Suppose the Taliban and the terrorists had been able to strike America or important allies with a ballistic missile. Our coalition would have become fragile, the stakes in our war much, much higher. We must protect Americans and our friends against all forms of terror, including the terror that could arrive on a missile.
Last week we conducted another promising test of our missile defense
technology. For the good of peace, we're moving forward with an active
program to determine what works and what does not work. In order to do
so, we must move beyond the 1972 Anti-Ballistic Missile Treaty, a
treaty that was written in a different era, for a different enemy.
- (Bush, December 11, Citadel)
The treaty allows either side to withdraw on six months notice under Article XV:
- This Treaty shall be of unlimited duration.

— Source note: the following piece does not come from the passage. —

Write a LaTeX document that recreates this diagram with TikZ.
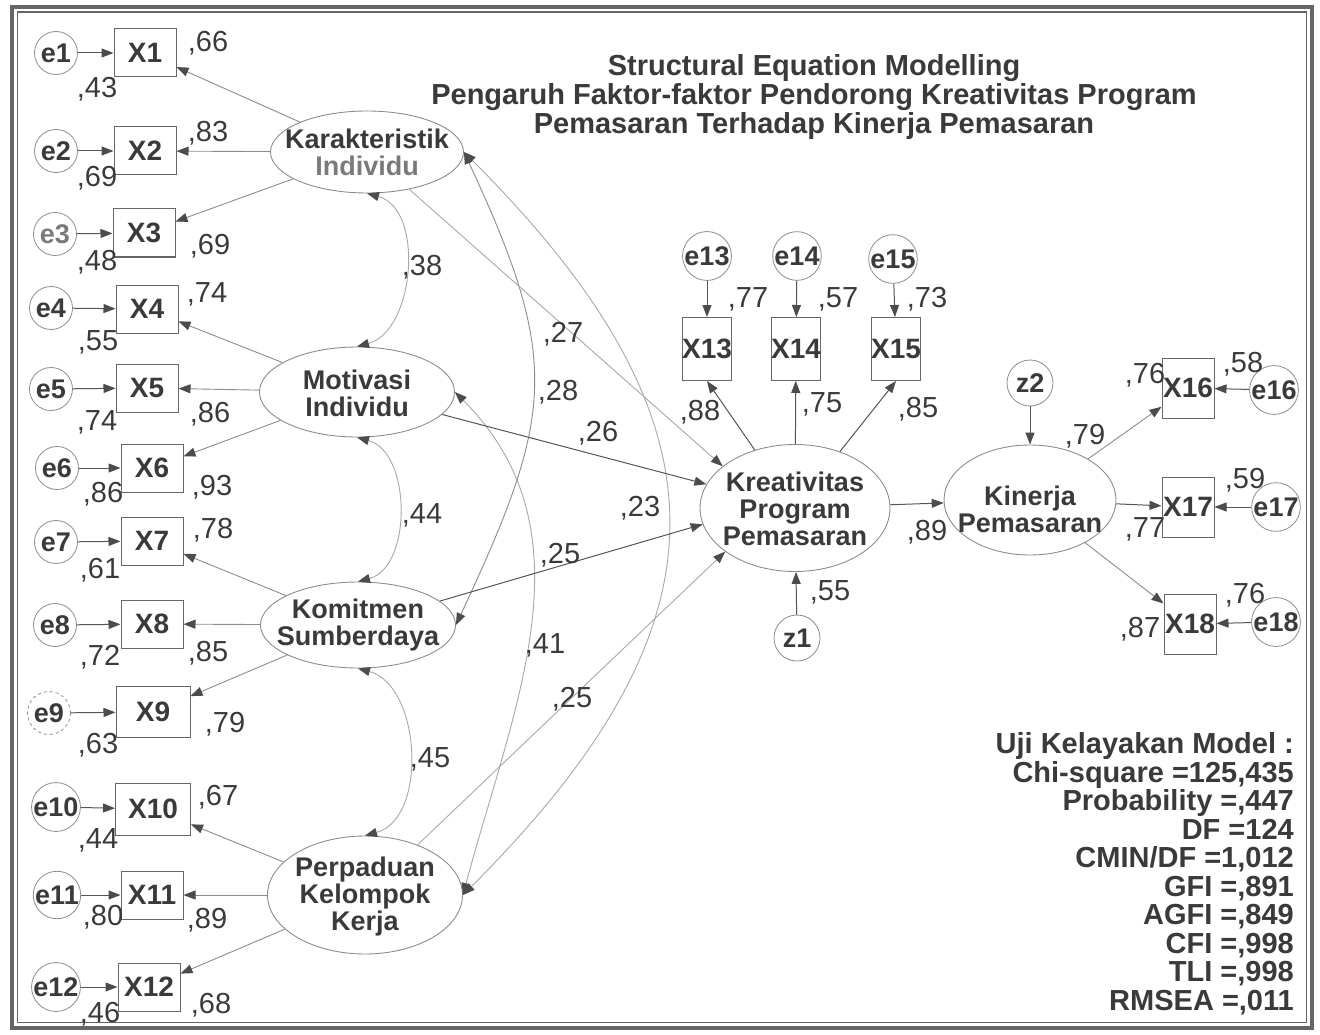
\documentclass[tikz,border=0pt]{standalone}
\usepackage{fontspec}
\setmainfont{Liberation Sans}
\usetikzlibrary{shapes.geometric,arrows.meta}
\definecolor{tc}{HTML}{3A3A3A}
\definecolor{tl}{HTML}{7A7A7A}
\definecolor{lc}{HTML}{555555}
\definecolor{lm}{HTML}{8C8C8C}
\definecolor{lf}{HTML}{A8A8A8}
\definecolor{lb}{HTML}{666666}
\definecolor{tipc}{HTML}{4C4C4C}
\begin{document}
\begin{tikzpicture}[x=1pt,y=1pt,
  >={Triangle[length=12pt,width=9pt,color=tipc]},
  err/.style={circle,draw=lm,line width=0.8pt,minimum size=43pt,inner sep=0pt,font=\bfseries\fontsize{27}{27}\selectfont,text=tc},
  obs/.style={rectangle,draw=lb,line width=1pt,minimum width=62pt,minimum height=48pt,inner sep=0pt,font=\bfseries\fontsize{28}{28}\selectfont,text=tc},
  lat/.style={ellipse,draw=lm,line width=0.9pt,inner sep=0pt},
  lattxt/.style={align=center,font=\bfseries\fontsize{27}{27}\selectfont,text=tc,inner sep=0pt},
  num/.style={font=\fontsize{29}{29}\selectfont,text=tc,inner sep=0pt,anchor=base,yshift=-10.5pt},
  reg/.style={->,draw=lc,line width=1pt},
  regm/.style={->,draw=lm,line width=0.9pt},
  regf/.style={->,draw=lf,line width=0.9pt},
  cov/.style={<->,draw=lf,line width=0.9pt},
  ttl/.style={font=\bfseries\fontsize{29}{29}\selectfont,text=tc,inner sep=0pt,anchor=base},
  fitt/.style={font=\bfseries\fontsize{29}{28}\selectfont,text=tc,inner sep=0pt,anchor=base east}
]
\useasboundingbox (0,0) rectangle (1320,-1035);
% frame
\draw[line width=4pt,draw=lb] (12,-7) rectangle (1312,-1028);
\draw[line width=1.2pt,draw=lb] (17.5,-12) rectangle (1306.5,-1022.5);

% title
\node[ttl] (t1) at (814,-76) {Structural Equation Modelling};
\node[ttl] (t2) at (814,-105) {Pengaruh Faktor-faktor Pendorong Kreativitas Program};
\node[ttl] (t3) at (814,-134) {Pemasaran Terhadap Kinerja Pemasaran};

% left error terms
\node[err] (e1) at (56,-53) {e1};
\node[err] (e2) at (56,-151) {e2};
\node[err,text=tl] (e3) at (55,-234) {e3};
\node[err] (e4) at (51,-308) {e4};
\node[err] (e5) at (51,-389) {e5};
\node[err] (e6) at (57,-468) {e6};
\node[err] (e7) at (56,-542) {e7};
\node[err] (e8) at (55,-625) {e8};
\node[err,dashed] (e9) at (49,-713) {e9};
\node[err] (e10) at (56,-807) {e10};
\node[err] (e11) at (57,-895) {e11};
\node[err] (e12) at (56,-987) {e12};

% left indicators
\node[obs] (X1) at (145,-53) {X1};
\node[obs] (X2) at (145,-151) {X2};
\node[obs] (X3) at (144,-233) {X3};
\node[obs] (X4) at (147,-309) {X4};
\node[obs] (X5) at (147,-388) {X5};
\node[obs] (X6) at (152,-468) {X6};
\node[obs] (X7) at (152,-541) {X7};
\node[obs] (X8) at (152,-624) {X8};
\node[obs,minimum width=74pt,minimum height=51pt] (X9) at (153,-712) {X9};
\node[obs,minimum width=75pt,minimum height=52pt] (X10) at (153,-809) {X10};
\node[obs] (X11) at (152,-895) {X11};
\node[obs] (X12) at (149,-987) {X12};

% exogenous latents
\node[lat,minimum width=193pt,minimum height=82pt] (K) at (367,-152) {};
\node[lattxt] (Kt) at (367,-152) {Karakteristik\\\textcolor{tl}{Individu}};
\node[lat,minimum width=195pt,minimum height=90pt] (M) at (357,-392) {};
\node[lattxt] (Mt) at (357,-393) {Motivasi\\Individu};
\node[lat,minimum width=195pt,minimum height=86pt] (Ko) at (358,-625) {};
\node[lattxt] (Kot) at (358,-625) {Komitmen\\Sumberdaya};
\node[lat,minimum width=195pt,minimum height=118pt] (P) at (365,-895) {};
\node[lattxt] (Pt) at (365,-897) {Perpaduan\\Kelompok\\Kerja};

% endogenous
\node[lat,minimum width=190pt,minimum height=127pt] (Kr) at (795,-508) {};
\node[lattxt] (Krt) at (795,-509) {Kreativitas\\Program\\Pemasaran};
\node[lat,minimum width=172pt,minimum height=110pt] (Kin) at (1030,-500) {};
\node[lattxt] (Kint) at (1030,-509) {Kinerja\\Pemasaran};

\node[err,minimum size=46pt] (e13) at (707,-256) {e13};
\node[err,minimum size=46pt] (e14) at (797,-256) {e14};
\node[err,minimum size=46pt] (e15) at (893,-259) {e15};
\node[obs,minimum width=49pt,minimum height=63pt] (X13) at (707,-349) {X13};
\node[obs,minimum width=49pt,minimum height=63pt] (X14) at (796,-349) {X14};
\node[obs,minimum width=49pt,minimum height=63pt] (X15) at (896,-349) {X15};
\node[err,minimum size=46pt] (z1) at (797,-638) {z1};
\node[err,minimum size=46pt] (z2) at (1030,-383) {z2};
\node[obs,minimum width=52pt,minimum height=60pt] (X16) at (1188,-388) {X16};
\node[obs,minimum width=52pt,minimum height=60pt] (X17) at (1188,-507) {X17};
\node[obs,minimum width=52pt,minimum height=60pt] (X18) at (1190,-624) {X18};
\node[err,minimum size=46pt] (e16) at (1274,-390) {e16};
\node[err,minimum size=46pt] (e17) at (1276,-507) {e17};
\node[err,minimum size=46pt] (e18) at (1276,-622) {e18};

% error arrows
\foreach \i in {1,...,18} \draw[reg] (e\i) -- (X\i);

% loadings of exogenous latents
\draw[regm] (K) -- (X1);
\draw[regm] (K) -- (X2);
\draw[regm] (K) -- (X3);
\draw[regm] (M) -- (X4);
\draw[regm] (M) -- (X5);
\draw[regm] (M) -- (X6);
\draw[regm] (Ko) -- (X7);
\draw[regm] (Ko) -- (X8);
\draw[regm] (Ko) -- (X9);
\draw[regm] (P) -- (X10);
\draw[regm] (P) -- (X11);
\draw[regm] (P) -- (X12);

% covariances
\draw[cov] (K.south) to[out=-15,in=15] (M.north);
\draw[cov] (M.south) to[out=-15,in=15] (Ko.north);
\draw[cov] (Ko.south) to[out=-15,in=15] (P.north);
\draw[cov,draw=lm] (K.east) to[out=-65,in=65,looseness=1.25] (Ko.east);
\draw[cov] (M.east) to[out=-45,in=75] (P.east);
\draw[cov] (K.east) to[out=-45,in=45,looseness=1.33] (P.east);

% structural paths
\draw[regf] (K) -- (Kr.150);
\draw[reg] (M) -- (Kr.165);
\draw[reg] (Ko) -- (Kr.190);
\draw[regf] (P) -- (Kr.212);
\draw[reg] (Kr) -- (Kin);
\draw[reg] (z1) -- (Kr);
\draw[reg] (z2) -- (Kin);
\draw[reg] (Kr) -- (X13.south);
\draw[reg] (Kr) -- (X14);
\draw[reg] (Kr) -- (X15.south);
\draw[regm] (Kin) -- (X16);
\draw[reg] (Kin) -- (X17);
\draw[regm] (Kin) -- (X18);

% numbers left
\node[num] (n1) at (208,-41) {,66};
\node[num] (n2) at (97,-87) {,43};
\node[num] (n3) at (208,-131) {,83};
\node[num] (n4) at (97,-176) {,69};
\node[num] (n5) at (210,-244) {,69};
\node[num] (n6) at (97,-260) {,48};
\node[num] (n7) at (207,-292) {,74};
\node[num] (n8) at (98,-340) {,55};
\node[num] (n9) at (210,-412) {,86};
\node[num] (n10) at (97,-420) {,74};
\node[num] (n11) at (212,-485) {,93};
\node[num] (n12) at (103,-492) {,86};
\node[num] (n13) at (213,-528) {,78};
\node[num] (n14) at (100,-568) {,61};
\node[num] (n15) at (208,-651) {,85};
\node[num] (n16) at (100,-655) {,72};
\node[num] (n17) at (225,-722) {,79};
\node[num] (n18) at (98,-743) {,63};
\node[num] (n19) at (218,-795) {,67};
\node[num] (n20) at (98,-838) {,44};
\node[num] (n21) at (207,-918) {,89};
\node[num] (n22) at (103,-915) {,80};
\node[num] (n23) at (211,-1003) {,68};
\node[num] (n24) at (100,-1012) {,46};
% numbers middle
\node[num] (n25) at (422,-265) {,38};
\node[num] (n26) at (422,-513) {,44};
\node[num] (n27) at (430,-757) {,45};
\node[num] (n28) at (563,-332) {,27};
\node[num] (n29) at (558,-390) {,28};
\node[num] (n30) at (598,-431) {,26};
\node[num] (n31) at (640,-506) {,23};
\node[num] (n32) at (560,-553) {,25};
\node[num] (n33) at (545,-643) {,41};
\node[num] (n34) at (572,-697) {,25};
% numbers right
\node[num] (n35) at (748,-297) {,77};
\node[num] (n36) at (838,-297) {,57};
\node[num] (n37) at (927,-297) {,73};
\node[num] (n38) at (700,-410) {,88};
\node[num] (n39) at (822,-402) {,75};
\node[num] (n40) at (918,-407) {,85};
\node[num] (n41) at (830,-590) {,55};
\node[num] (n42) at (927,-530) {,89};
\node[num] (n43) at (1085,-434) {,79};
\node[num] (n44) at (1145,-373) {,76};
\node[num] (n45) at (1243,-362) {,58};
\node[num] (n46) at (1245,-478) {,59};
\node[num] (n47) at (1145,-527) {,77};
\node[num] (n48) at (1245,-593) {,76};
\node[num] (n49) at (1140,-627) {,87};

% fit statistics
\foreach \t [count=\i] in {{Uji Kelayakan Model :},{Chi-square =125,435},{Probability =,447},{DF =124},{CMIN/DF =1,012},{GFI =,891},{AGFI =,849},{CFI =,998},{TLI =,998},{RMSEA =,011}}
  \node[fitt] (f\i) at (1294,{-753.5-28.5*(\i-1)}) {\t};
\end{tikzpicture}
\end{document}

- Each Party shall, in exercising its national sovereignty, have the right to withdraw from this Treaty if it decides that extraordinary events related to the subject matter of this Treaty have jeopardized its supreme interests. It shall give notice of its decision to the other Party six months prior to withdrawal from the Treaty. Such notice shall include a statement of the extraordinary events the notifying Party regards as having jeopardized its supreme interests.
I truly have to wonder about the wisdom of spending billions of dollars to build an effective defense (if such a thing is possible) against what is, in my opinion, the miniscule chance that a leader will choose to have his country turned into glass by launching a ballistic missile, or allowing one to be launched from his country's soil, at the U.S.